*Written exercise:*
Transcribe every line from the top down to the line with "gridDash=[2, 2], gridWidth=1)", both ends included, but not the pictures.

Start of Data block

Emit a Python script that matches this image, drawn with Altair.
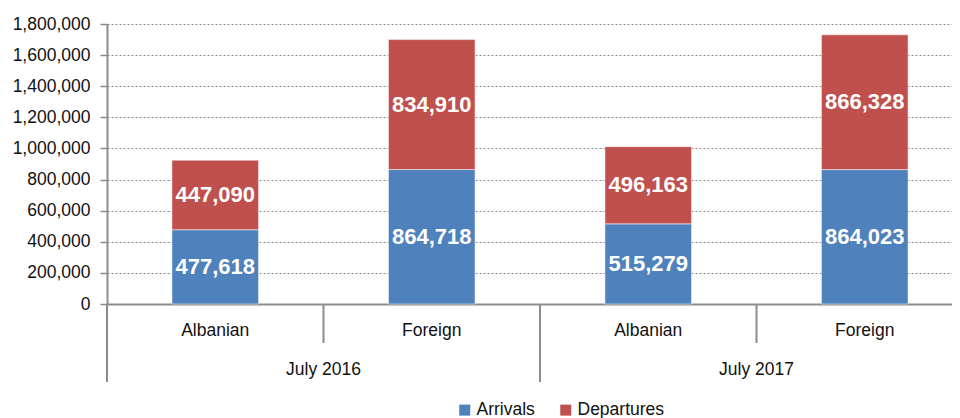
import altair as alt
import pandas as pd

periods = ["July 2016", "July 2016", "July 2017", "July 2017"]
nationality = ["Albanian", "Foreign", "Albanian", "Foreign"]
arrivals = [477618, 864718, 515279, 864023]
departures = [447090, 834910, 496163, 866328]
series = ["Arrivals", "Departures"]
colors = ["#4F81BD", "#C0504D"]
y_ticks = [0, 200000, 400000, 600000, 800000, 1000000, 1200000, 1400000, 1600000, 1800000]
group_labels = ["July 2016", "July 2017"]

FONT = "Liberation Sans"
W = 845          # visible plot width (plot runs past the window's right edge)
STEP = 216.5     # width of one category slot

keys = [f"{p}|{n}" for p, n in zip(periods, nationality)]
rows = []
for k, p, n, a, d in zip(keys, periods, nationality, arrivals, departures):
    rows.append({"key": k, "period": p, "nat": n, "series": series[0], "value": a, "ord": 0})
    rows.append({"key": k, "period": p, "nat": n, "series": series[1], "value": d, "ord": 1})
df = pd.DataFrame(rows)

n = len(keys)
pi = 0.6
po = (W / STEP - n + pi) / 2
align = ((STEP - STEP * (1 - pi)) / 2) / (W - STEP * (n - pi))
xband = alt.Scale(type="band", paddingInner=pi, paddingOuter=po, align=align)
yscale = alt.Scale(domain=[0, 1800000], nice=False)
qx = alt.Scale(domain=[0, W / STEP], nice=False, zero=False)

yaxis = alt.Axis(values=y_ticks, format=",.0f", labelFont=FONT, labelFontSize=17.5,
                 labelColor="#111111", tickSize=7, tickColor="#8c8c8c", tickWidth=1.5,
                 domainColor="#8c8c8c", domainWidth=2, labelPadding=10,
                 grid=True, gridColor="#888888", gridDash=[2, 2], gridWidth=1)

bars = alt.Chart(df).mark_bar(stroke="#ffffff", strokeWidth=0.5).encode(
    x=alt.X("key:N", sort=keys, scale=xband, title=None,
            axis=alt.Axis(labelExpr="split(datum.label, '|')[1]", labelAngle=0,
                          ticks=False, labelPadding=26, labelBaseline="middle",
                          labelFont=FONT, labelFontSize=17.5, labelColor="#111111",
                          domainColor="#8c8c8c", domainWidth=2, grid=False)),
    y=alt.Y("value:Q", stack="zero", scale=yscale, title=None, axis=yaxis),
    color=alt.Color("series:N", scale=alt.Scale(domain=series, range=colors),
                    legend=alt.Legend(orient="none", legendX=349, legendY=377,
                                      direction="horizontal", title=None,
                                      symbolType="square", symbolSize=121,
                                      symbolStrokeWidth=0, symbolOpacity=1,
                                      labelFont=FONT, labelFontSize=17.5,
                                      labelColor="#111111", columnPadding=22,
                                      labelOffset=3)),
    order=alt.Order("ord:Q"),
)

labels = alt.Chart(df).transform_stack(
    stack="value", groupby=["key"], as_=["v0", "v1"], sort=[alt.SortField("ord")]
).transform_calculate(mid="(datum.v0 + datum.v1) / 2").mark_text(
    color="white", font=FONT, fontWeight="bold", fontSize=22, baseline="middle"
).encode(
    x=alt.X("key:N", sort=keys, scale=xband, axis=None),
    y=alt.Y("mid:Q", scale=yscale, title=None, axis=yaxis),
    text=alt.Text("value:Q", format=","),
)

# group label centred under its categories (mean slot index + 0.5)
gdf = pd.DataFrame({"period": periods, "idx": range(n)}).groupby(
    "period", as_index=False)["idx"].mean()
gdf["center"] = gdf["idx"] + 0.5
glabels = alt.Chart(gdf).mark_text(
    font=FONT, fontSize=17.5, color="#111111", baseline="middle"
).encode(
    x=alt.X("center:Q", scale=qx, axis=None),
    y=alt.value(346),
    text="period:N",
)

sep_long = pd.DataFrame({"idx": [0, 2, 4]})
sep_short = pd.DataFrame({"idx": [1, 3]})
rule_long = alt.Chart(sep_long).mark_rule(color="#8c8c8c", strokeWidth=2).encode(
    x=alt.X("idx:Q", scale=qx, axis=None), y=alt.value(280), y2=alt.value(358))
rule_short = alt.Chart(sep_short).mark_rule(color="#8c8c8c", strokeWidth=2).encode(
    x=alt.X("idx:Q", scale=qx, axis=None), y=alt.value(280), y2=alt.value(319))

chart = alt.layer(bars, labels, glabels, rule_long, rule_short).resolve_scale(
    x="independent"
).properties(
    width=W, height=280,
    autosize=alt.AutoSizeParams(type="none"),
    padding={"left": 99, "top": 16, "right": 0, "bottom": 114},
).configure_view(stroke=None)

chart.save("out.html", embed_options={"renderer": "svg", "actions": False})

End of Data block

*Answer to this exercise:*
Emit a Python script that matches this image, drawn with Altair.
import altair as alt
import pandas as pd

periods = ["July 2016", "July 2016", "July 2017", "July 2017"]
nationality = ["Albanian", "Foreign", "Albanian", "Foreign"]
arrivals = [477618, 864718, 515279, 864023]
departures = [447090, 834910, 496163, 866328]
series = ["Arrivals", "Departures"]
colors = ["#4F81BD", "#C0504D"]
y_ticks = [0, 200000, 400000, 600000, 800000, 1000000, 1200000, 1400000, 1600000, 1800000]
group_labels = ["July 2016", "July 2017"]

FONT = "Liberation Sans"
W = 845          # visible plot width (plot runs past the window's right edge)
STEP = 216.5     # width of one category slot

keys = [f"{p}|{n}" for p, n in zip(periods, nationality)]
rows = []
for k, p, n, a, d in zip(keys, periods, nationality, arrivals, departures):
    rows.append({"key": k, "period": p, "nat": n, "series": series[0], "value": a, "ord": 0})
    rows.append({"key": k, "period": p, "nat": n, "series": series[1], "value": d, "ord": 1})
df = pd.DataFrame(rows)

n = len(keys)
pi = 0.6
po = (W / STEP - n + pi) / 2
align = ((STEP - STEP * (1 - pi)) / 2) / (W - STEP * (n - pi))
xband = alt.Scale(type="band", paddingInner=pi, paddingOuter=po, align=align)
yscale = alt.Scale(domain=[0, 1800000], nice=False)
qx = alt.Scale(domain=[0, W / STEP], nice=False, zero=False)

yaxis = alt.Axis(values=y_ticks, format=",.0f", labelFont=FONT, labelFontSize=17.5,
                 labelColor="#111111", tickSize=7, tickColor="#8c8c8c", tickWidth=1.5,
                 domainColor="#8c8c8c", domainWidth=2, labelPadding=10,
                 grid=True, gridColor="#888888", gridDash=[2, 2], gridWidth=1)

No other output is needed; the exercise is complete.